Saccadic eye movements while reading music |
Author(s):
Journal/Book: Vision Res. 1995; 35: 1447-58.
Abstract: Subjects' eye movements were measured whilst they read and performed lines of music consisting of rhythmic information only, in conventional musical notation. The relationship between the spatial pattern of the notes displayed and of the fixations made in reading them is stochastic, and similar to that in ordinary reading, but with a tendency to fixate salient details of the notation such as notes and barlines rather than the spaces in between. Shorter notes are less likely to be fixated than longer ones, and this is determined by their performance length rather than their visual appearance. Despite the timing constraints imposed by the music, the time of execution of individual saccades appears to be entirely unrelated to the time of the execution of elements of the performance itself. However, as the tempo of performance of a given piece of music is increased, the average time between saccades decreases but their mean amplitude increases.

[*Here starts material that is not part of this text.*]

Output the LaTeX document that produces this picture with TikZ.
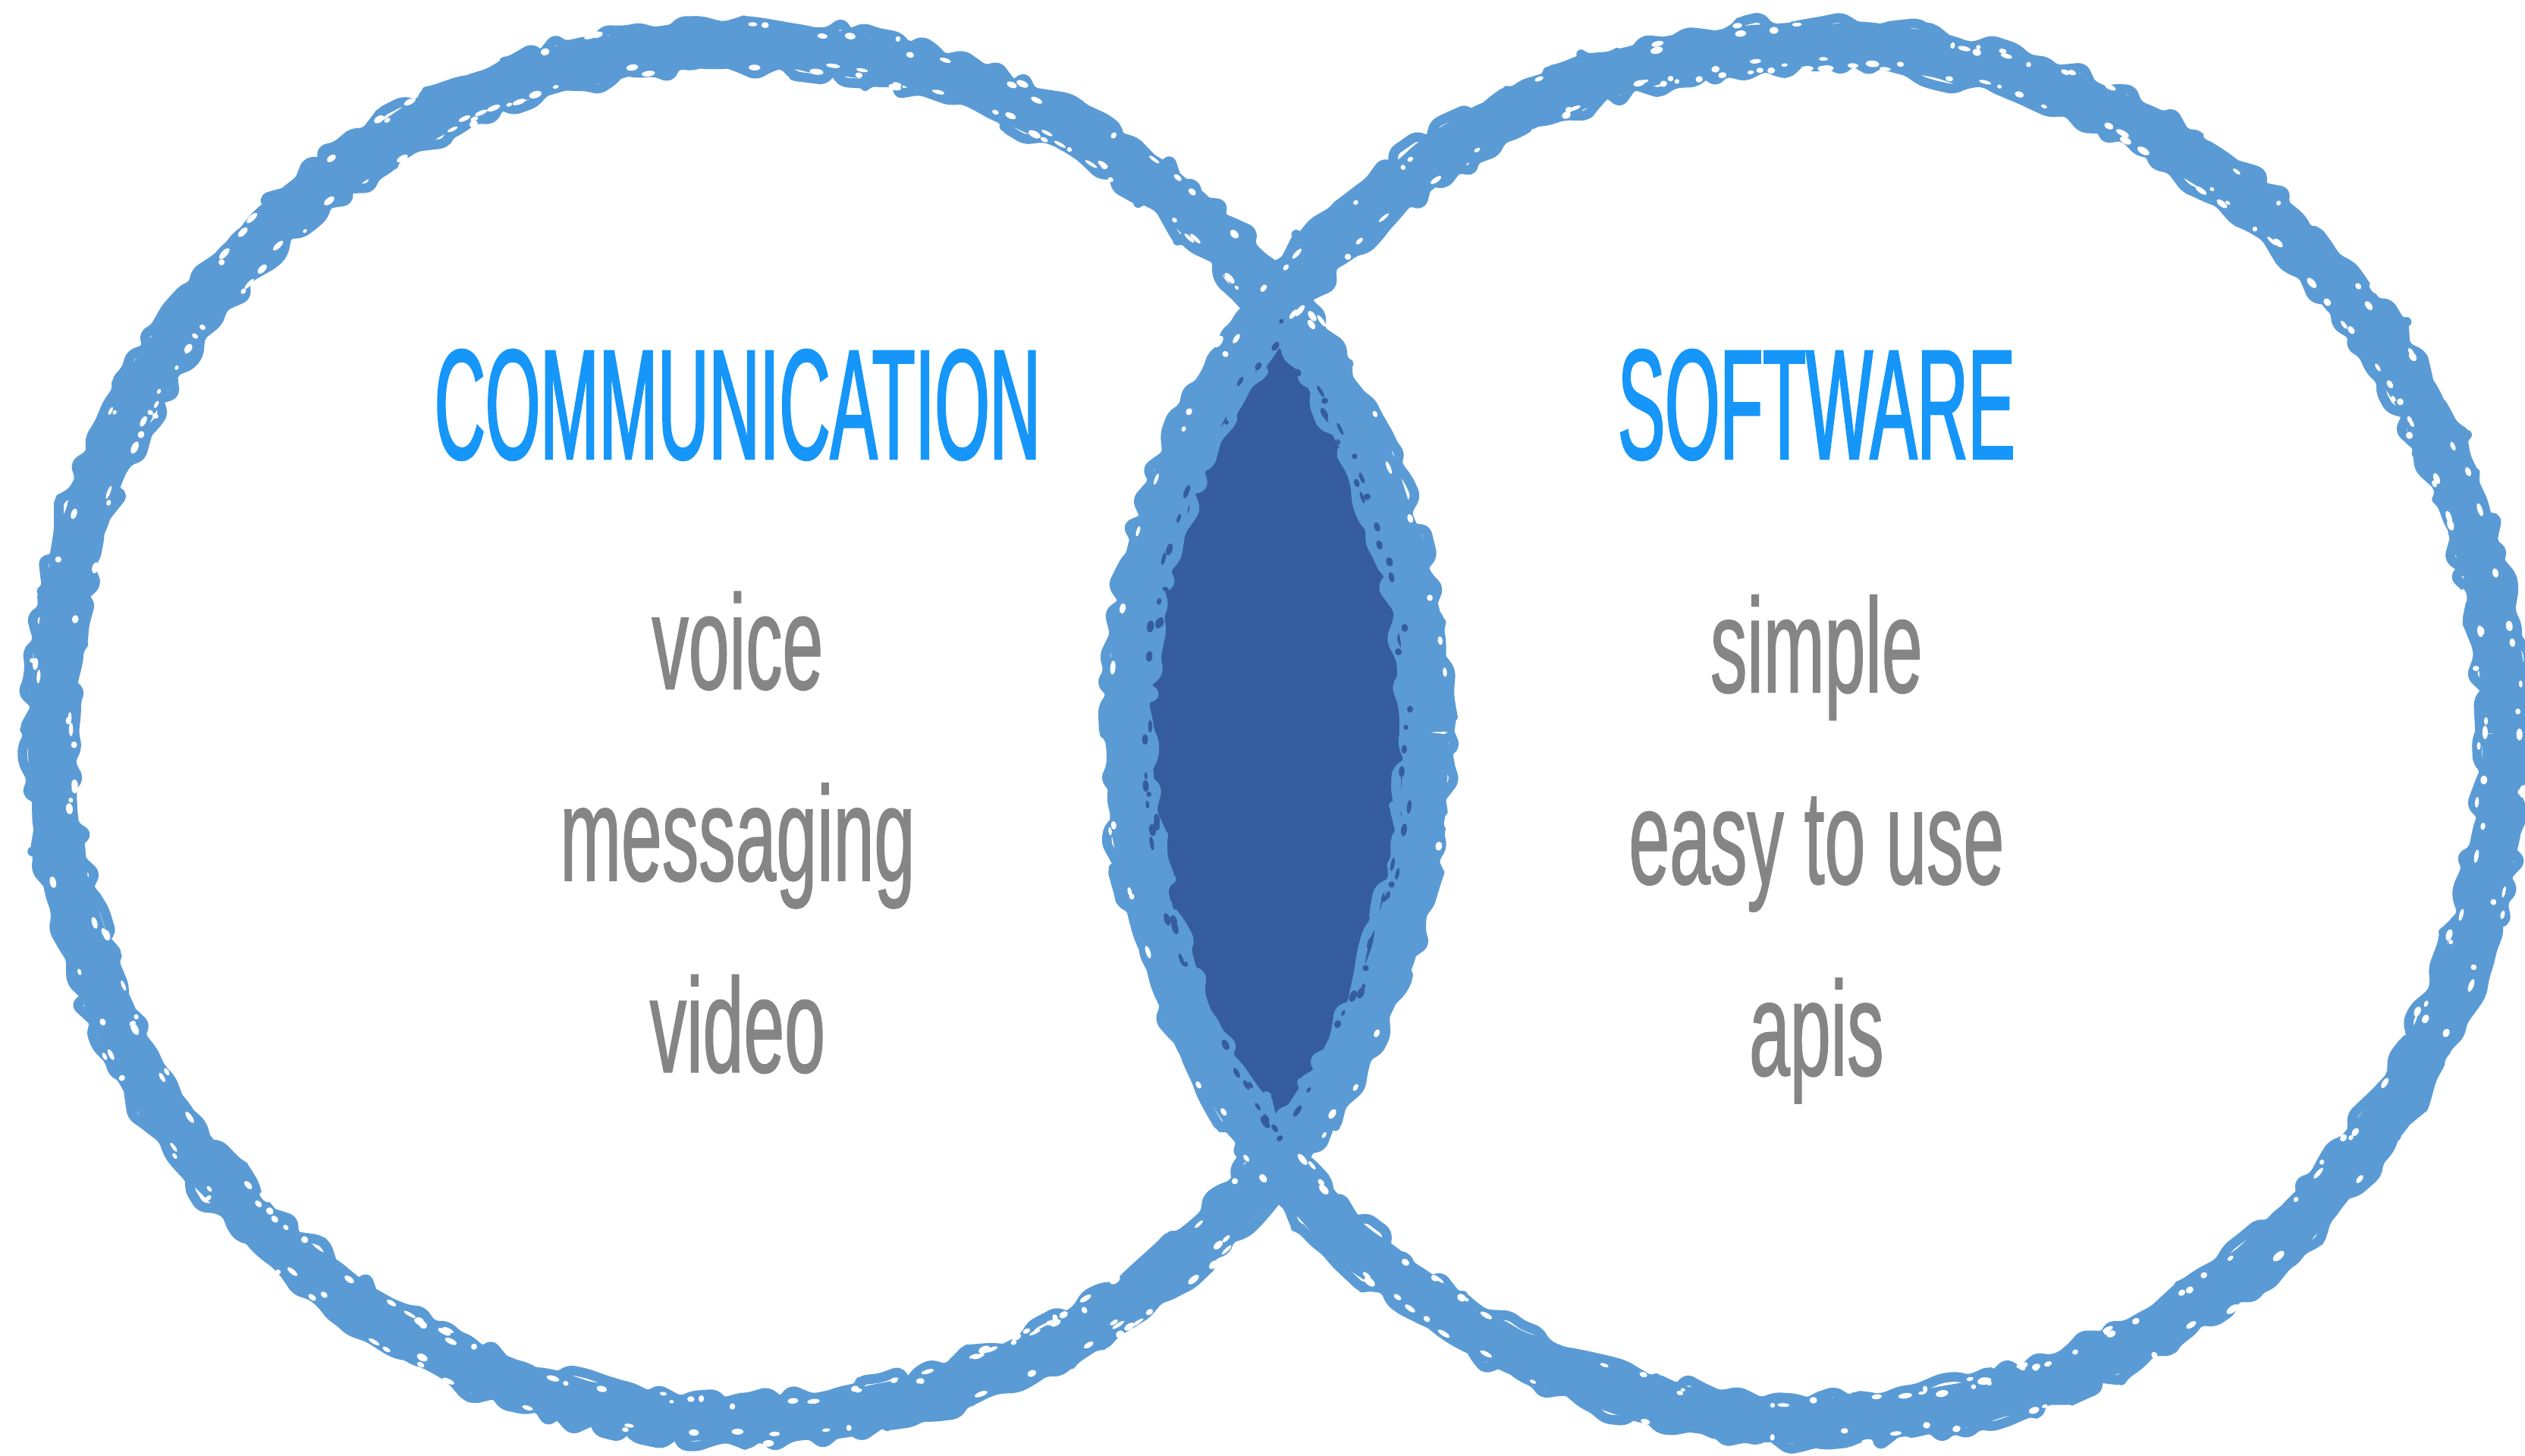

These observations suggest a new model of the oculomotor and perceptual processes involved, in which an central, iconic representation of the fixated image is internally scanned and interpreted to a given criterion of accuracy, the scan ending when this criterion cannot be reached, and this end-point determining the position of the next fixation. It is proposed that the fullness of the buffer between the perceptual and motor processes determines the strictness of the criterion which is adopted, and hence the amplitude and timing of the eye movements.